*What is expected*.
Return the material exactly, first line through the line containing "from matplotlib.lines import Line2D", and nothing more. Pictures stay out.
══════════
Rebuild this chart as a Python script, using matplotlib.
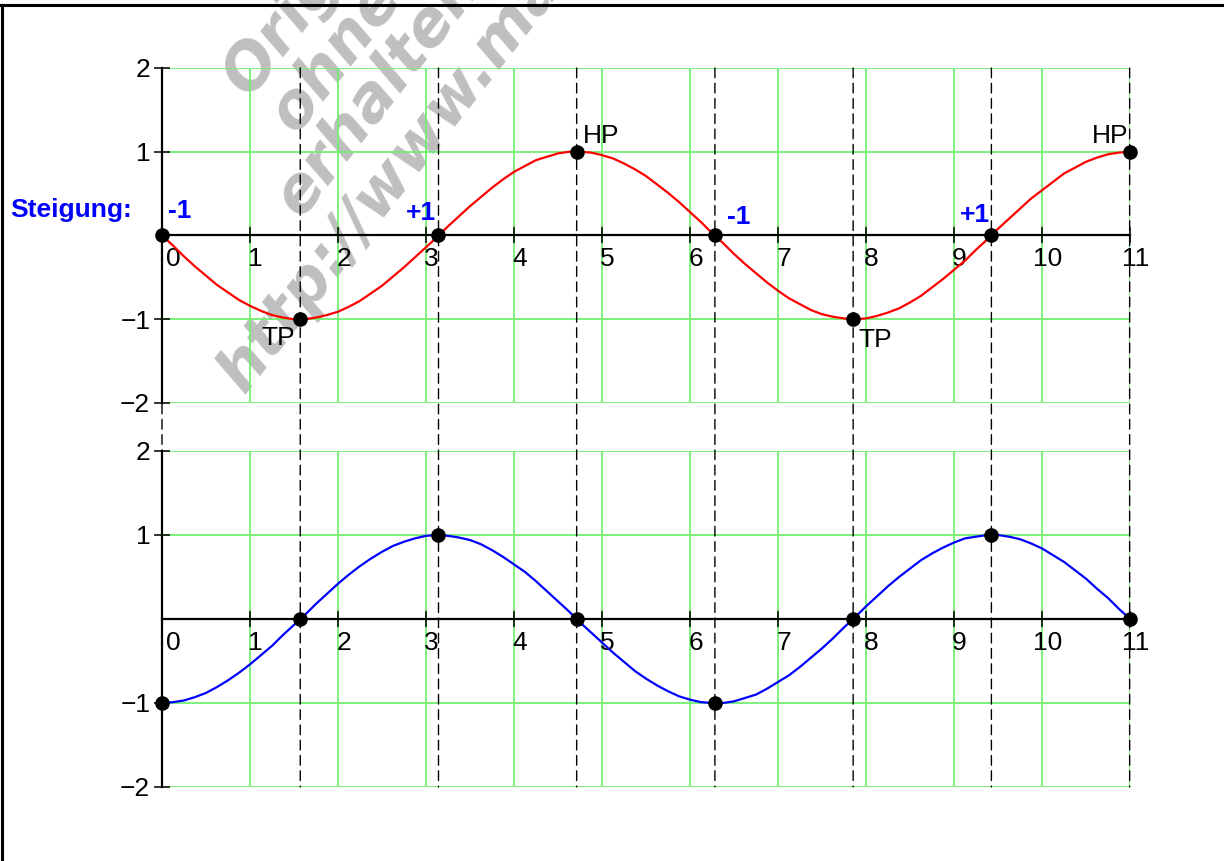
import matplotlib
matplotlib.use("Agg")
import matplotlib.pyplot as plt
import matplotlib.transforms as mtransforms
from matplotlib.patches import ConnectionPatch
from matplotlib.lines import Line2D

# ---------------- data ----------------
x_vals = [0.0, 0.125, 0.25, 0.375, 0.5, 0.625, 0.75, 0.875,
          1.0, 1.125, 1.25, 1.375, 1.5, 1.625, 1.75, 1.875,
          2.0, 2.125, 2.25, 2.375, 2.5, 2.625, 2.75, 2.875,
          3.0, 3.125, 3.25, 3.375, 3.5, 3.625, 3.75, 3.875,
          4.0, 4.125, 4.25, 4.375, 4.5, 4.625, 4.75, 4.875,
          5.0, 5.125, 5.25, 5.375, 5.5, 5.625, 5.75, 5.875,
          6.0, 6.125, 6.25, 6.375, 6.5, 6.625, 6.75, 6.875,
          7.0, 7.125, 7.25, 7.375, 7.5, 7.625, 7.75, 7.875,
          8.0, 8.125, 8.25, 8.375, 8.5, 8.625, 8.75, 8.875,
          9.0, 9.125, 9.25, 9.375, 9.5, 9.625, 9.75, 9.875,
          10.0, 10.125, 10.25, 10.375, 10.5, 10.625, 10.75, 10.875,
          11.0]
f_vals = [0.00, -0.12, -0.25, -0.37, -0.48, -0.59, -0.68, -0.77,
          -0.84, -0.90, -0.95, -0.98, -1.00, -1.00, -0.98, -0.95,
          -0.91, -0.85, -0.78, -0.69, -0.60, -0.49, -0.38, -0.26,
          -0.14, -0.02, 0.11, 0.23, 0.35, 0.46, 0.57, 0.67,
          0.76, 0.83, 0.90, 0.94, 0.98, 1.00, 1.00, 0.99,
          0.96, 0.92, 0.86, 0.79, 0.71, 0.61, 0.51, 0.40,
          0.28, 0.16, 0.03, -0.09, -0.22, -0.34, -0.45, -0.56,
          -0.66, -0.75, -0.82, -0.89, -0.94, -0.97, -0.99, -1.00,
          -0.99, -0.96, -0.92, -0.87, -0.80, -0.72, -0.62, -0.52,
          -0.41, -0.30, -0.17, -0.05, 0.08, 0.20, 0.32, 0.44,
          0.54, 0.64, 0.74, 0.81, 0.88, 0.93, 0.97, 0.99,
          1.00]
fprime_vals = [-1.00, -0.99, -0.97, -0.93, -0.88, -0.81, -0.73, -0.64,
               -0.54, -0.43, -0.32, -0.19, -0.07, 0.05, 0.18, 0.30,
               0.42, 0.53, 0.63, 0.72, 0.80, 0.87, 0.92, 0.96,
               0.99, 1.00, 0.99, 0.97, 0.94, 0.89, 0.82, 0.74,
               0.65, 0.56, 0.45, 0.33, 0.21, 0.09, -0.04, -0.16,
               -0.28, -0.40, -0.51, -0.62, -0.71, -0.79, -0.86, -0.92,
               -0.96, -0.99, -1.00, -1.00, -0.98, -0.94, -0.90, -0.83,
               -0.75, -0.67, -0.57, -0.46, -0.35, -0.23, -0.10, 0.02,
               0.15, 0.27, 0.39, 0.50, 0.60, 0.70, 0.78, 0.85,
               0.91, 0.96, 0.98, 1.00, 1.00, 0.98, 0.95, 0.90,
               0.84, 0.76, 0.68, 0.58, 0.48, 0.36, 0.25, 0.12,
               0.00]

crit_x = [0.0, 1.571, 3.142, 4.712, 6.283, 7.854, 9.425, 10.996]
f_crit = [0, -1, 0, 1, 0, -1, 0, 1]
fprime_crit = [-1, 0, 1, 0, -1, 0, 1, 0]

slope_labels = ["-1", "+1", "-1", "+1"]
extrema_labels = ["TP", "HP", "TP", "HP"]

x_ticks = [0, 1, 2, 3, 4, 5, 6, 7, 8, 9, 10, 11]
x_tick_labels = ["0", "1", "2", "3", "4", "5", "6", "7", "8", "9", "10", "11"]
y_ticks = [-2, -1, 1, 2]
y_tick_labels = ["\u22122", "\u22121", "1", "2"]

watermark_lines = ["Orig", "ohne", "erhalten", "http://www.ma"]

# ---------------- style ----------------
plt.rcParams['font.family'] = ['Liberation Sans', 'DejaVu Sans']
GREEN = '#72ee72'
W, H = 1224, 861

fig = plt.figure(figsize=(W / 100, H / 100), dpi=100)

ax1 = fig.add_axes([162 / W, 1 - 403 / H, 968 / W, 335 / H])
ax2 = fig.add_axes([162 / W, 1 - 787 / H, 968 / W, 336 / H])


def style(ax):
    ax.set_xlim(0, 11)
    ax.set_ylim(-2, 2)
    ax.set_facecolor('none')
    for s in ['top', 'right']:
        ax.spines[s].set_visible(False)
    ax.spines['bottom'].set_position(('data', 0))
    ax.spines['left'].set_linewidth(1.6)
    ax.spines['bottom'].set_linewidth(1.6)
    ax.set_xticks(x_ticks)
    ax.set_xticklabels(x_tick_labels)
    ax.set_yticks(y_ticks)
    ax.set_yticklabels(y_tick_labels)
    ax.tick_params(direction='inout', length=12, width=1.1, labelsize=19,
                   pad=2.5, colors='black')
    ax.grid(True, color=GREEN, lw=1.3)
    ax.set_axisbelow(True)
    for i, lbl in enumerate(ax.get_xticklabels()):
        dx = 11 if i == 0 else 5.5
        off = mtransforms.ScaledTranslation(dx / 100, 0, fig.dpi_scale_trans)
        lbl.set_transform(lbl.get_transform() + off)


style(ax1)
style(ax2)

ax1.plot(x_vals, f_vals, color='#ff0000', lw=1.6, zorder=3)
ax2.plot(x_vals, fprime_vals, color='#0000ff', lw=1.6, zorder=3)
ax1.plot(crit_x, f_crit, 'o', color='black', ms=9.5, clip_on=False, zorder=5)
ax2.plot(crit_x, fprime_crit, 'o', color='black', ms=9.5, clip_on=False, zorder=5)

# dashed connecting lines
for xc in crit_x:
    con = ConnectionPatch(xyA=(xc, 2), coordsA=ax1.transData,
                          xyB=(xc, -2), coordsB=ax2.transData,
                          linestyle=(0, (7, 4)), color='black', lw=1.0, zorder=1)
    fig.add_artist(con)

# slope labels
bold_blue = dict(color='#0000ff', fontsize=19, fontweight='bold')
ax1.text(0.07, 0.21, slope_labels[0], ha='left', va='baseline', **bold_blue)
ax1.text(3.11, 0.19, slope_labels[1], ha='right', va='baseline', **bold_blue)
ax1.text(6.42, 0.14, slope_labels[2], ha='left', va='baseline', **bold_blue)
ax1.text(9.41, 0.16, slope_labels[3], ha='right', va='baseline', **bold_blue)
fig.text(10 / W, 1 - 217 / H, "Steigung:", ha='left', va='baseline', **bold_blue)

# extrema labels (offsets in points)
px = 0.72
ann = [(1, extrema_labels[0], (-5, -26), 'right'),
       (3, extrema_labels[1], (6, 9), 'left'),
       (5, extrema_labels[2], (5, -28), 'left'),
       (7, extrema_labels[3], (-1, 9), 'right')]
for idx, lab, (dx, dy), ha in ann:
    ax1.annotate(lab, (crit_x[idx], f_crit[idx]), xytext=(dx * px, dy * px),
                 textcoords='offset points', ha=ha, va='baseline', fontsize=19,
                 color='black', annotation_clip=False)

# watermark (partly running off the top edge, as in the reference)
wm_pos = [(249, 98), (296, 134), (301, 218), (244, 395)]
for (wx, wy), txt in zip(wm_pos, watermark_lines):
    fig.text(wx / W, 1 - wy / H, txt, rotation=52, rotation_mode='anchor',
             ha='left', va='baseline', fontsize=45, fontweight='bold',
             fontstyle='oblique', family='DejaVu Sans', color='#bfbfbf', zorder=-1)

# frame lines (top and left)
fig.add_artist(Line2D([0, 1], [1 - 4.5 / H, 1 - 4.5 / H], transform=fig.transFigure,
                      color='black', lw=2.2))
fig.add_artist(Line2D([1.5 / W, 1.5 / W], [0, 1 - 4.5 / H], transform=fig.transFigure,
                      color='black', lw=2.2))

fig.savefig('out.png', dpi=100)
══════════
*The solution*.
Rebuild this chart as a Python script, using matplotlib.
import matplotlib
matplotlib.use("Agg")
import matplotlib.pyplot as plt
import matplotlib.transforms as mtransforms
from matplotlib.patches import ConnectionPatch
from matplotlib.lines import Line2D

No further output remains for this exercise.